Humility is something hard earned by most fans. The cycle of fandom works something like this in most instances:
1. The Glorious Attraction. The initial stage in infatuation when the budding fan latches on to the shiny thing of a team during a glory period, drawn to them irresistably by a team’s panache, geographical relevance, or sheer ability to grind opponents’ bones into powder. A heady, painless bliss of victories and bowl games, lasting as long as the period of team dominance but often longer. Side effects include conflation of personal goals and aspirations with team performance (”I got laid on the same day Leinart threw five tds, dude*. Coincidence? I think not…”) , deification of head coach or key players, and a pleasant, vaseline-on-the-lens glow around associated memories.
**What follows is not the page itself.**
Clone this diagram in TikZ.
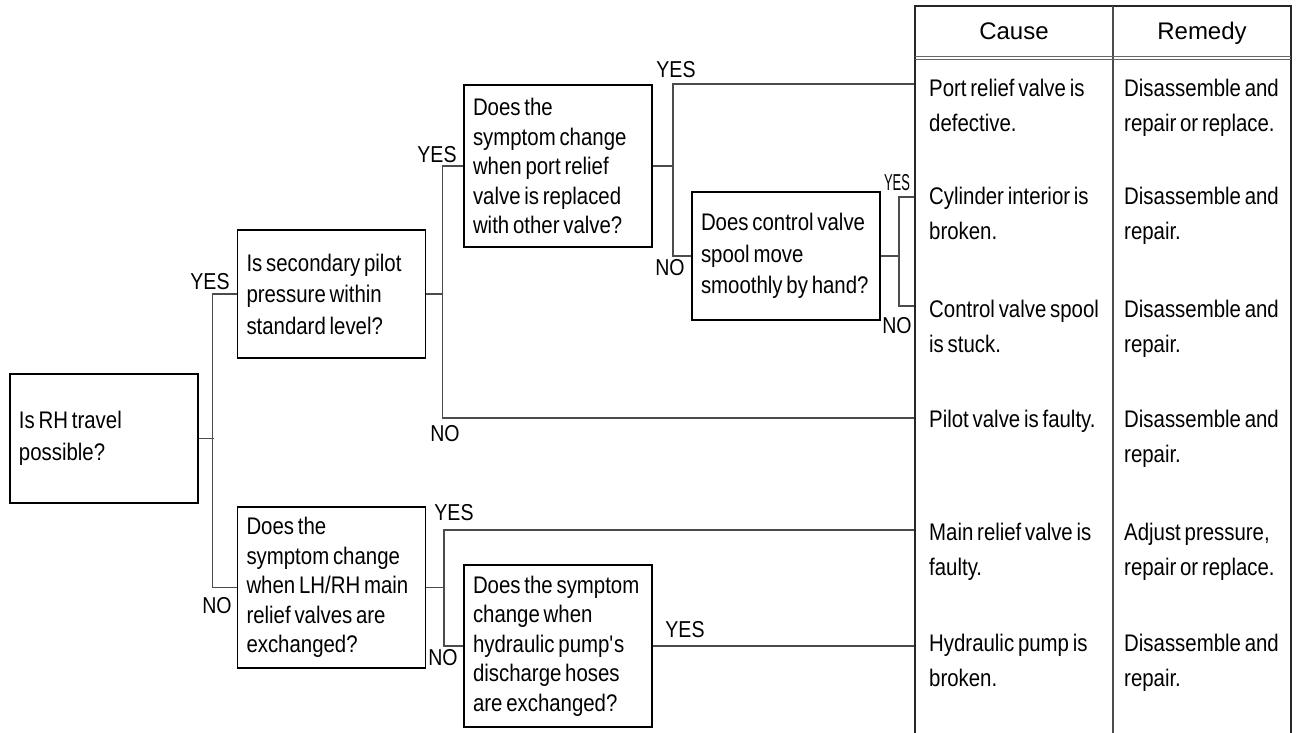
\documentclass[tikz,border=0pt]{standalone}
\usepackage{fontspec}
\setmainfont{Liberation Sans}[FakeStretch=0.85]
\newfontfamily\headfont{Liberation Sans}
\hyphenpenalty=10000
\exhyphenpenalty=10000
\newcommand\tightsp{\fontdimen2\font=3.8pt\fontdimen3\font=0pt\fontdimen4\font=0pt}

\begin{document}
\begin{tikzpicture}[x=1pt, y=-1pt,
    qbox/.style={draw=black, line width=1.6pt, rectangle, inner xsep=9pt, inner ysep=0pt,
        text width=170pt, align=flush left, minimum height=#1, font=\fontsize{24}{29.5}\selectfont\tightsp},
    loose/.style={font=\fontsize{24}{31.5}\selectfont\tightsp},
    lbl/.style={inner sep=0pt, font=\fontsize{23}{24}\selectfont},
    cell/.style={anchor=base west, inner sep=0pt, text width=180pt, align=flush left,
        font=\fontsize{24}{35}\selectfont\tightsp},
    head/.style={anchor=base, inner sep=0pt, font=\headfont\fontsize{24}{26}\selectfont},
    link/.style={draw=black!70, line width=1.3pt},
    tab/.style={draw=black!85, line width=1.6pt}]

    \useasboundingbox (0,0) rectangle (1298,733);

    \node[qbox=129pt, loose] (rh) at (104,438.5) {Is RH travel\\possible?};
    \node[qbox=128pt, loose] (pilot) at (331.5,294) {Is secondary pilot\\pressure within\\standard level?};
    \node[qbox=162pt] (port) at (558,166) {Does the\\symptom change\\when port relief\\valve is replaced\\with other valve?};
    \node[qbox=128pt, loose] (spool) at (786,256) {Does control valve\\spool move\\smoothly by hand?};
    \node[qbox=161pt] (main) at (331.5,587.5) {Does the\\symptom change\\when LH/RH main\\relief valves are\\exchanged?};
    \node[qbox=162pt] (pump) at (558,646) {Does the symptom\\change when\\hydraulic pump\textquotesingle s\\discharge hoses\\are exchanged?};

    \coordinate (r1) at (915,84);
    \coordinate (r2) at (915,197);
    \coordinate (r3) at (915,306);
    \coordinate (r4) at (915,418);
    \coordinate (r5) at (915,530);
    \coordinate (r6) at (915,646);

    \draw[link] (rh.east) -- ++(15,0);
    \draw[link] (pilot.west) -- ++(-24,0) |- (main.west);
    \draw[link] (pilot.east) -- ++(17,0);
    \draw[link] (port.west) -- ++(-21,0) |- (r4);
    \draw[link] (port.east) -- ++(21,0);
    \draw[link] (r1) -- ++(-242,0) |- (spool.west);
    \draw[link] (spool.east) -- ++(19,0);
    \draw[link] (r2) -- ++(-16,0) |- (r3);
    \draw[link] (main.east) -- ++(19,0);
    \draw[link] (r5) -- ++(-471,0) |- (pump.west);
    \draw[link] (pump.east) -- (r6);

    \node[lbl] (y1) at (210,282) {YES};
    \node[lbl] (n1) at (217,606) {NO};
    \node[lbl] (y2) at (437,155) {YES};
    \node[lbl] (n2) at (445,434) {NO};
    \node[lbl] (y3) at (676,70) {YES};
    \node[lbl] (n3) at (670,268) {NO};
    \node[lbl] (y4) at (897,183) {\scalebox{0.66}[1]{YES}};
    \node[lbl] (n4) at (897,326) {NO};
    \node[lbl] (y5) at (454,513) {YES};
    \node[lbl] (n5) at (443,658) {NO};
    \node[lbl] (y6) at (685,630) {YES};

    \draw[tab] (915,733) -- (915,6) -- (1291,6) -- (1291,733);
    \draw[link] (1113,6) -- (1113,733);
    \draw[draw=black!60, line width=0.8pt] (915,56) -- (1291,56) (915,59.5) -- (1291,59.5);

    \node[head] (cause) at (1014,40) {Cause};
    \node[head] (remedy) at (1202,40) {Remedy};

    \node[cell] (c1) at (929,97) {Port relief valve is\\defective.};
    \node[cell] (c2) at (929,204) {Cylinder interior is\\broken.};
    \node[cell] (c3) at (929,317) {Control valve spool\\is stuck.};
    \node[cell] (c4) at (929,427) {Pilot valve is faulty.};
    \node[cell] (c5) at (929,540) {Main relief valve is\\faulty.};
    \node[cell] (c6) at (929,651) {Hydraulic pump is\\broken.};

    \node[cell, text width=165pt] (m1) at (1124,97) {Disassemble and\\repair or replace.};
    \node[cell, text width=165pt] (m2) at (1124,204) {Disassemble and\\repair.};
    \node[cell, text width=165pt] (m3) at (1124,317) {Disassemble and\\repair.};
    \node[cell, text width=165pt] (m4) at (1124,427) {Disassemble and\\repair.};
    \node[cell, text width=165pt] (m5) at (1124,540) {Adjust pressure,\\repair or replace.};
    \node[cell, text width=165pt] (m6) at (1124,651) {Disassemble and\\repair.};

\end{tikzpicture}
\end{document}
2. The Great Earthening. The second stage, where the revered team suffers through an extended patch of mediocrity, and the fan endures extreme shame and agony in the name of Liken said stage to point in relationship where you discover wonderful, hellcat-in-sack girlfriend pulls all the hair out of her head when stressed and has troublesome substance abuse problem. The Great Earthening describes the process where the fan discovers gravity, hitting earth with shocking force as their team drops home games to formerly lowly rivals, loses all sense of flair or identity, and hires someone for the head coaching position by pointing randomly at the phone book until someone accepts. Side effects include heavy drinking, development of additional life activities referred to as “hobbies, ” and increased time spent with family and significant other.
Zook. Callahan. Davie. Hackett. Goff. Pain.
3. The Levelling. The third and final stage sees the dedicated fan return to stasis as their team redeems itself with renewed excellence and a new probity for the fan. Yes, the team needs you; but doubt and skepticism forever spoils the air of invincibility for you, and your fandom is a leveraged, cautious one. The fan treats every player as an unknown quantity from game to game, waiting for every walk-on to sprout wings and carry their team to victory, expecting every blue-chipper to grow horns and play the part of the goat. The Levelled fan expects nothing and watches all with the cold eye of someone who was burned by the fantasy of their youthful ardor and does not wish to endure the pain a second time. Victory is not as sweet, but losses, since they could come at any time, are less painful. Humility, even in small doses, is a constant.
Consider us properly levelled fans in that we, after watching Florida win a convoluted shootout with the Vanderbilt Commodores Saturday night, were cautiously ecstatic. Yes, that was Vandy out there throwing for 350 plus on our secondary. Woody Widenhofer Vandy. Gerry DiNardo Vandy. You know, Vandy Vandy. That was Vandy who came a horrific celebration penalty away from tossing a nearly certain two-point conversion and making Florida drive the length of the field in less than two minutes to win the game. Vandy, on Saturday night, nearly beat Florida at home. Moral victories suck ass, but Commodores, you may claim one anyway. You were a blown call and a 2-point play away from pulling off the upset of the millenium thus far.